Liberia: a Christian country?

Billboards after President Ellen Johnson Sirleaf's re-election
The campaign to declare Liberia a Christian country gathers pace (previous blog post here).

On February 18 rallies were held in which thousands of people are said to have lined up to sign the petition. The leaders of the campaign are looking for a million signatures (out of around 4m population).  They claim to have 45,000 already, more than enough to start the process for constitutional change.

The government seems a little wrong-footed on the issue:
Among the first batch of signatories were police and military officers fully dressed in their uniforms as well as some members of the House of Representatives and other public officials. ...
At a recent Church ceremony in Monrovia, President Ellen Johnson Sirleaf declared that Liberia is predominantly a Christian State, but was accommodating other religions. (report)
However, here
Speaking over the weekend while signing the book seeking one million signatures to make Liberia a Christian nation, Senator Taylor [a leading light in the campaign] said Liberia has a Christian dominance and there was a need to revert to the 1948 Constitution by declaring Liberia Christian state.
Providence Baptist Church, Monrovia
There are differences amongst Christians on the matter. This report also alluded to a dispute with the Old Providence Baptist Church, apparently over tactics, and in another report,
Archbishop Lewis Jerome Zeigler of the Catholic Archdiocese in Monrovia says he is opposed to schemes by some members of the Christian denomination "to return Liberia into a Christian nation."
"That (soliciting signatures to make Liberia a Christian nation) shouldn't be the point. We can remain a circular [secular?] state without disturbing others who believe in whatever they believe to practice their faiths...and we'll be the Christians that we are called to be," His Grace Zeigler told journalists Wednesday in an interview in his office here. ....
But, in his interview, the Catholic Archbishop denounced the call to declare Liberia as a Christian state, and reiterated that 'Christian principle' means "love for one another". ...
"I think something is wrong with this particular thing," he added.
There are other critics too. Some see the campaign as no more than an attempt to fuel sectarian violence.
Mr. Fofana Bility, a Liberian Muslim residing in Monrovia has cautioned.

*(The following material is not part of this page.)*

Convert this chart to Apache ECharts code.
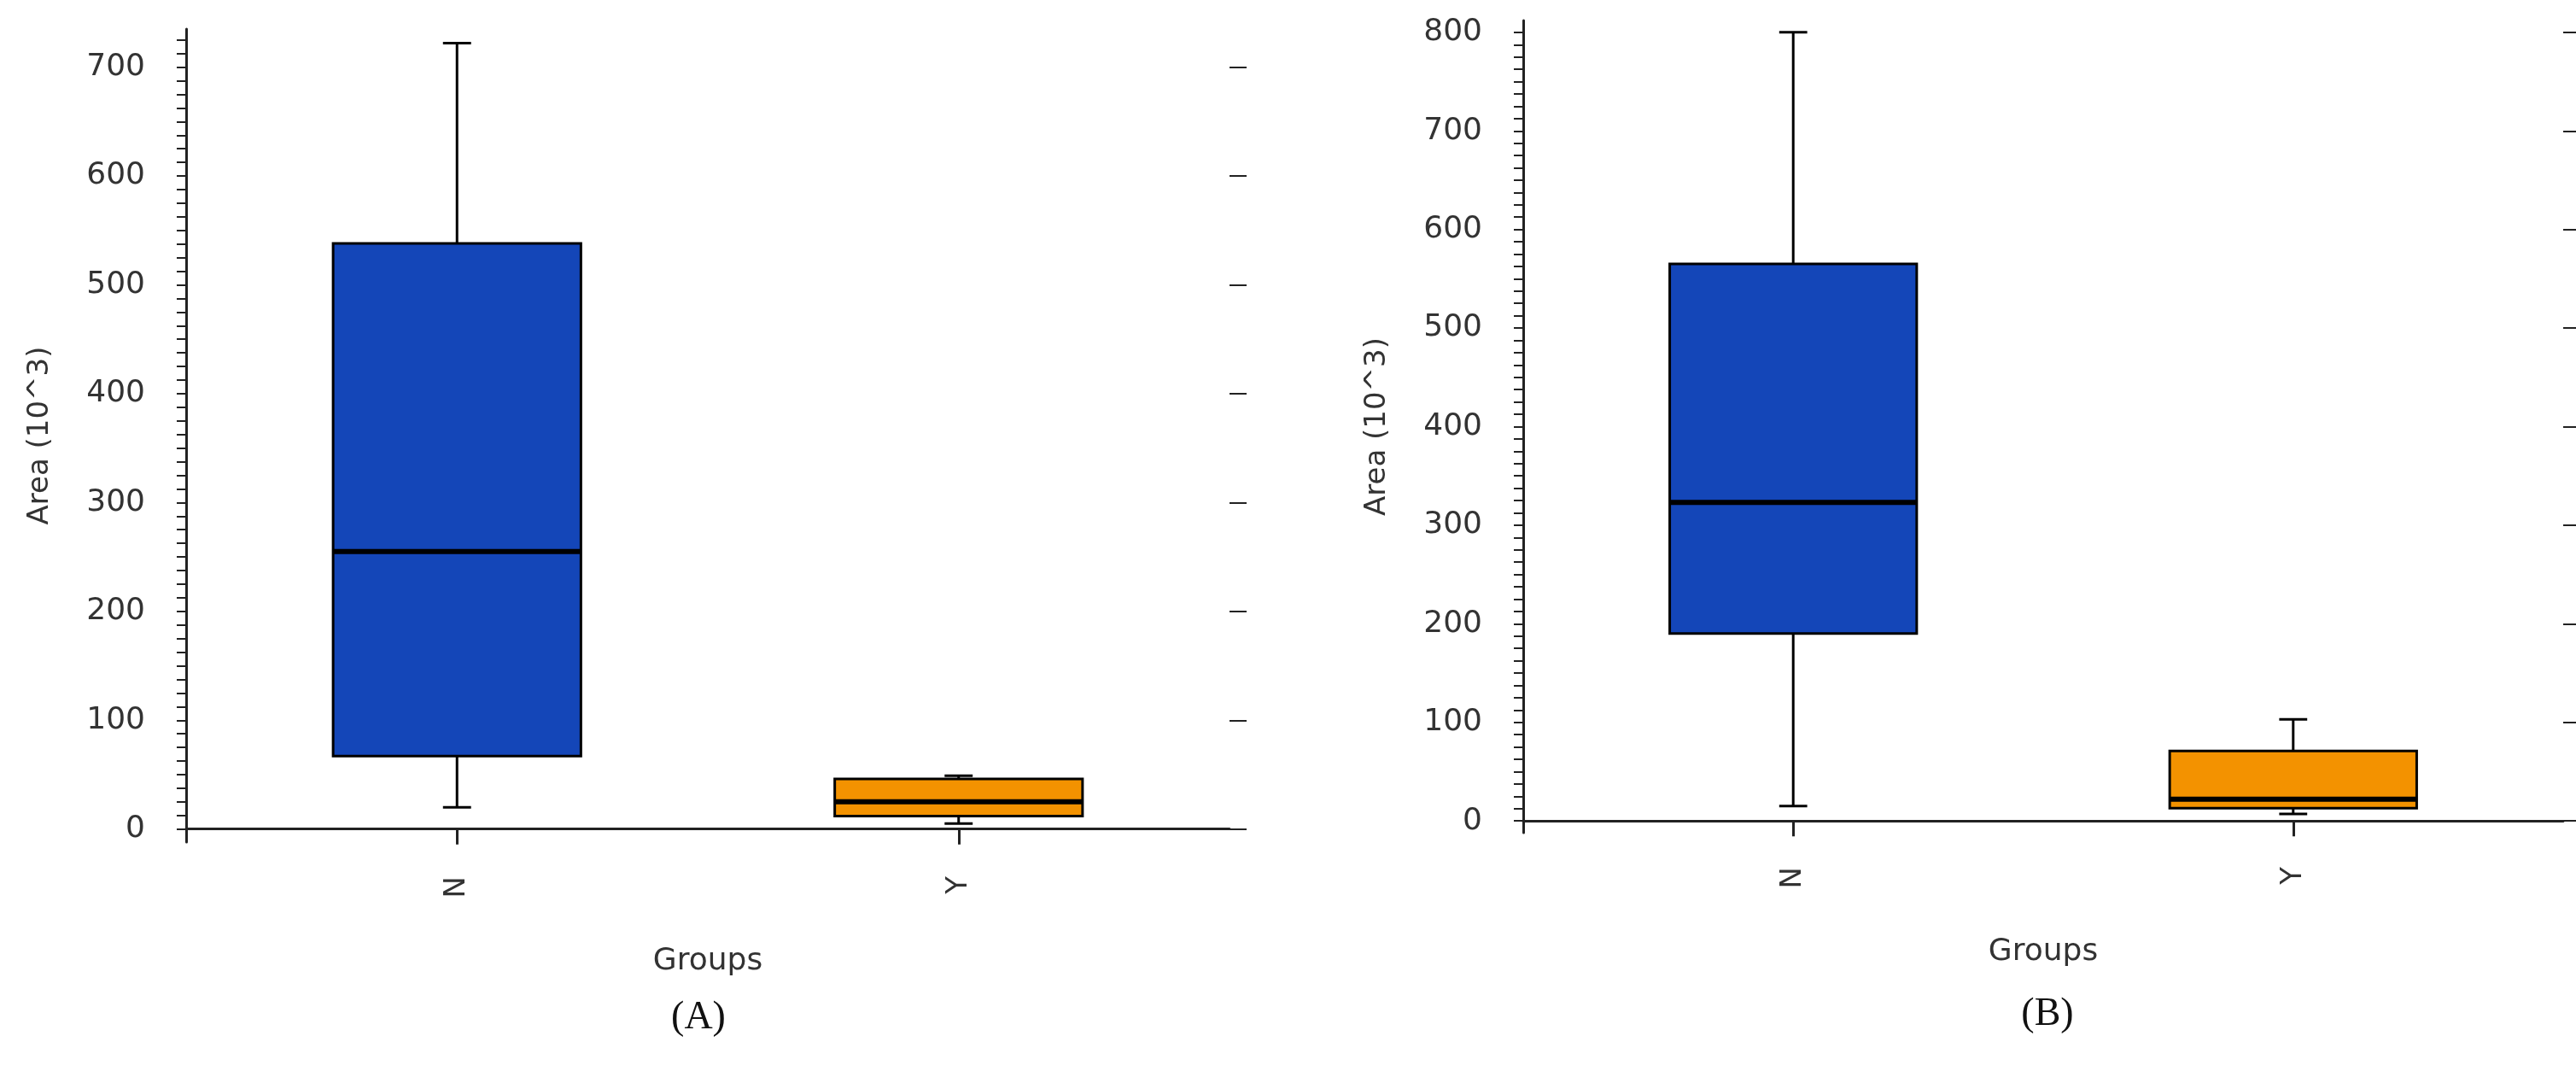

He thinks, changing the constitution to Christianize, Liberia will expose the country to instability and undermines peaceful coexistence amongst citizens of Liberia, who he further observes are from diverse religious backgrounds. (Report)
Whether or not sectarian violence is the intent, it will almost certainly be a consequence of both the campaign and its outcome.

The website of the Anglican Episcopal Diocese of Liberia doesn't express a view on the matter.